DIRECTIVE = Below are some records. Pull every line that contains the word "matplotlib".

MATERIAL PROVIDED =

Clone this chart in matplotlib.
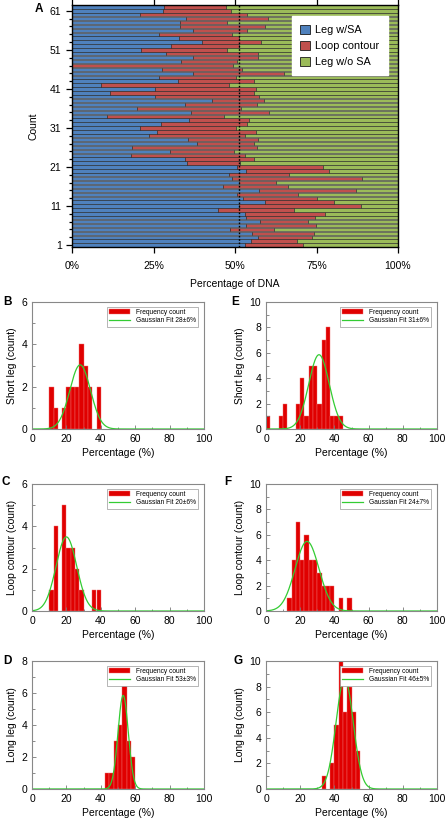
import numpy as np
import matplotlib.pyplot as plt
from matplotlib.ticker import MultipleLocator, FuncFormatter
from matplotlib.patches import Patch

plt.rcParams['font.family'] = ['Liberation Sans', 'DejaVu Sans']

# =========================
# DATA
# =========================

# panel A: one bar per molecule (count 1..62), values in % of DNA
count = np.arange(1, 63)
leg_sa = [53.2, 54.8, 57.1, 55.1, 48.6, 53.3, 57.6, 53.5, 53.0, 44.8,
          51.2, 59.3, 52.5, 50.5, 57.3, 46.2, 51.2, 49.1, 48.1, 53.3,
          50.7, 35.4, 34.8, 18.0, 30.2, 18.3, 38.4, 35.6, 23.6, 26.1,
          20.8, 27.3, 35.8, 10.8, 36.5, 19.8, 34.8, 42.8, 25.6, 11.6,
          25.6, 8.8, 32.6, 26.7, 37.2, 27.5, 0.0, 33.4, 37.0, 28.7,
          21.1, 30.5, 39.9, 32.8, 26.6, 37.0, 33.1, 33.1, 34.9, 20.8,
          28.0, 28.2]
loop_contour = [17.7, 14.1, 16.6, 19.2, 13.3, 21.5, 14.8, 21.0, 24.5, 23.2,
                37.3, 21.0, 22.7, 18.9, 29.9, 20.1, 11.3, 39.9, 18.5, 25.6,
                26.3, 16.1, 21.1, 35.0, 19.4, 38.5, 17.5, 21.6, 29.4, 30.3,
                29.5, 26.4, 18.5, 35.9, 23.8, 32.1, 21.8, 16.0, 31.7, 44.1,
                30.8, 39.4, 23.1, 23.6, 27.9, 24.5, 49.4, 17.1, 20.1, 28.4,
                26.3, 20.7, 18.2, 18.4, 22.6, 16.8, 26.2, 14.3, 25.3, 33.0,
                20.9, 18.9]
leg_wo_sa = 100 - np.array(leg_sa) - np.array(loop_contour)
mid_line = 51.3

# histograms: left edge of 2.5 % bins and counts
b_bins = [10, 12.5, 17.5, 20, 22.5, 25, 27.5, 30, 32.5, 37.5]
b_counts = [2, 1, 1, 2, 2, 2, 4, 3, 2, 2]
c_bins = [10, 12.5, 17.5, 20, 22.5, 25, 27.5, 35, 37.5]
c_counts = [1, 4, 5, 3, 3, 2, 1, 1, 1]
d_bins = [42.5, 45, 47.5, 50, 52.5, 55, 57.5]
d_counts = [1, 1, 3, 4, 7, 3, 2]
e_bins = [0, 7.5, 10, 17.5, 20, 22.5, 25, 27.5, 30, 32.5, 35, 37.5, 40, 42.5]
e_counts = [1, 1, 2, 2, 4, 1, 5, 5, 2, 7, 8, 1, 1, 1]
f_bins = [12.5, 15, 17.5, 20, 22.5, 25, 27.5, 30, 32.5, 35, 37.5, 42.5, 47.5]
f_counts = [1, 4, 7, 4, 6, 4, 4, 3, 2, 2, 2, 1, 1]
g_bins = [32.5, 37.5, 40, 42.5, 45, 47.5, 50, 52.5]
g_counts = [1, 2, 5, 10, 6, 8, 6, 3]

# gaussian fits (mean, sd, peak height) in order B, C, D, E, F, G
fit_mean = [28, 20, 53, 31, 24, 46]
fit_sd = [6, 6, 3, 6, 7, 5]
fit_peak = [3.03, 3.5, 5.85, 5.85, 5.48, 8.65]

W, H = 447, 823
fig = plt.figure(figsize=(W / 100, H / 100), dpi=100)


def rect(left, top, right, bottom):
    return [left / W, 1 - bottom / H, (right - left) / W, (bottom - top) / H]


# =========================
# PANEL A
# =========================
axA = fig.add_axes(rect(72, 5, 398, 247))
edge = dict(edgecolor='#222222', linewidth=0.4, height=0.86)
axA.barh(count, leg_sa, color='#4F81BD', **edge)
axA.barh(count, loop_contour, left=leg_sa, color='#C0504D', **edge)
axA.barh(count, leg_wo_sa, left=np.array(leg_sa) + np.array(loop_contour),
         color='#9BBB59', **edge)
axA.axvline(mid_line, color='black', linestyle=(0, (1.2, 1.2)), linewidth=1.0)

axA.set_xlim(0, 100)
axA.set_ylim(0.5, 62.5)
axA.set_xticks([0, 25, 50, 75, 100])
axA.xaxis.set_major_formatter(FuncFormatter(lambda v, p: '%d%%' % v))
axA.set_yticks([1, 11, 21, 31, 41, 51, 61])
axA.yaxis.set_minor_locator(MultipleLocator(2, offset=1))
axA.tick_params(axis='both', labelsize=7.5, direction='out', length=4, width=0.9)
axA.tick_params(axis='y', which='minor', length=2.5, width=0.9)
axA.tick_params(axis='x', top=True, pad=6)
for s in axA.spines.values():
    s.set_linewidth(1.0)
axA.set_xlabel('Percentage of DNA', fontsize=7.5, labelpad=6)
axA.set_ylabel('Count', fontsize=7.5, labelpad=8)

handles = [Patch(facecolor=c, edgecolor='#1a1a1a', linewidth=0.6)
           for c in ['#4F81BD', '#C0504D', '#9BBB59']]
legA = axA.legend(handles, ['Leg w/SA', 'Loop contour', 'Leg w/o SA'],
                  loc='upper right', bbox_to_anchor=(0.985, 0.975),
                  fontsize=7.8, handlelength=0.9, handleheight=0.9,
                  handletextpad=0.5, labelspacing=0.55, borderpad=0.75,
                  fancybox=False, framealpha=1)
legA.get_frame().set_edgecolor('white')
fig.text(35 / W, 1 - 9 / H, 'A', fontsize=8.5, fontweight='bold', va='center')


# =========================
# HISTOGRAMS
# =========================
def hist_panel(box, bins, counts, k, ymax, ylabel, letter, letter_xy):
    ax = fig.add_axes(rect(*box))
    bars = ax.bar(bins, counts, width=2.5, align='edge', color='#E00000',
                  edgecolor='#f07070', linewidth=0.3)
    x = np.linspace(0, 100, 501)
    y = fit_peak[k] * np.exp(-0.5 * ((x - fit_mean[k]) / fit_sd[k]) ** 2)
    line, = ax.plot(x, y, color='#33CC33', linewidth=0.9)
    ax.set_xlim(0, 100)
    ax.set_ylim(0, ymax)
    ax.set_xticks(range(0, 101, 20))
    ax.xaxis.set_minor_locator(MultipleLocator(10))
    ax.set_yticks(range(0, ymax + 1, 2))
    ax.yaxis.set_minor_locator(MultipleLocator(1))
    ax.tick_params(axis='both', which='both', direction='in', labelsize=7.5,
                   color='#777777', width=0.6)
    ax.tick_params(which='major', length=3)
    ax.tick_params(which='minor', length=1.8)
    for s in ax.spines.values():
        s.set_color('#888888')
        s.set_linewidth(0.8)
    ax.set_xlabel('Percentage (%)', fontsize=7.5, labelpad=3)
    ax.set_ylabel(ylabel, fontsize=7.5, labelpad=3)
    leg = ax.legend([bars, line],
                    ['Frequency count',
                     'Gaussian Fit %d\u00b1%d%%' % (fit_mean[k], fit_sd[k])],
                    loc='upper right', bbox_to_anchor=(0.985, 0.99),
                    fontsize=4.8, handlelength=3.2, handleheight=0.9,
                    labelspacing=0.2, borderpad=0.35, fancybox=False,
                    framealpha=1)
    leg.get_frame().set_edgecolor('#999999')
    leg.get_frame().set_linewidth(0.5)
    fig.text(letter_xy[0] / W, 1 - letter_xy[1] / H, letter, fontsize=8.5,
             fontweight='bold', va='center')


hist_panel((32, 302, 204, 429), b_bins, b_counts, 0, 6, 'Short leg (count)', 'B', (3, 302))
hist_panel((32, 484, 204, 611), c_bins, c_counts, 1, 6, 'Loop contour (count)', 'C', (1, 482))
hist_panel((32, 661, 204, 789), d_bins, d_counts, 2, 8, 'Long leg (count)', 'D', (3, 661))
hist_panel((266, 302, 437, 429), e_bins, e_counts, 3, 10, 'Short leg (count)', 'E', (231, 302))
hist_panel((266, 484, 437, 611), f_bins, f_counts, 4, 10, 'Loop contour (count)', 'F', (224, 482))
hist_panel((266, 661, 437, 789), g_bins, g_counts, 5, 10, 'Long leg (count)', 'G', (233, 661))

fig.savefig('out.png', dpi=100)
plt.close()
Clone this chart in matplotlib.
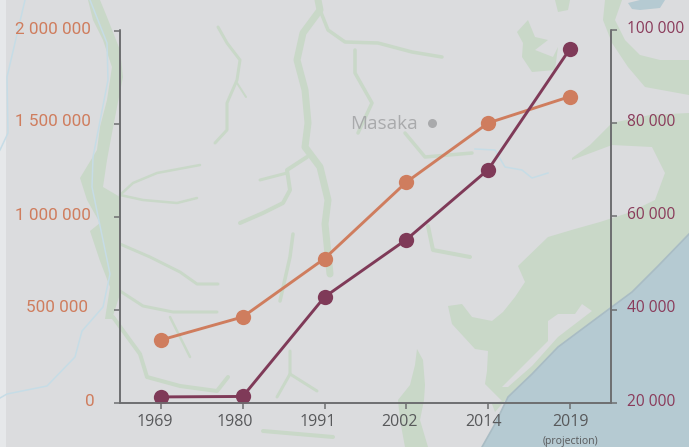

EXERCISE ANSWER =
Clone this chart in matplotlib.
import matplotlib.pyplot as plt
from matplotlib.ticker import MultipleLocator, FuncFormatter
from matplotlib.patches import Patch
Clone this chart in matplotlib.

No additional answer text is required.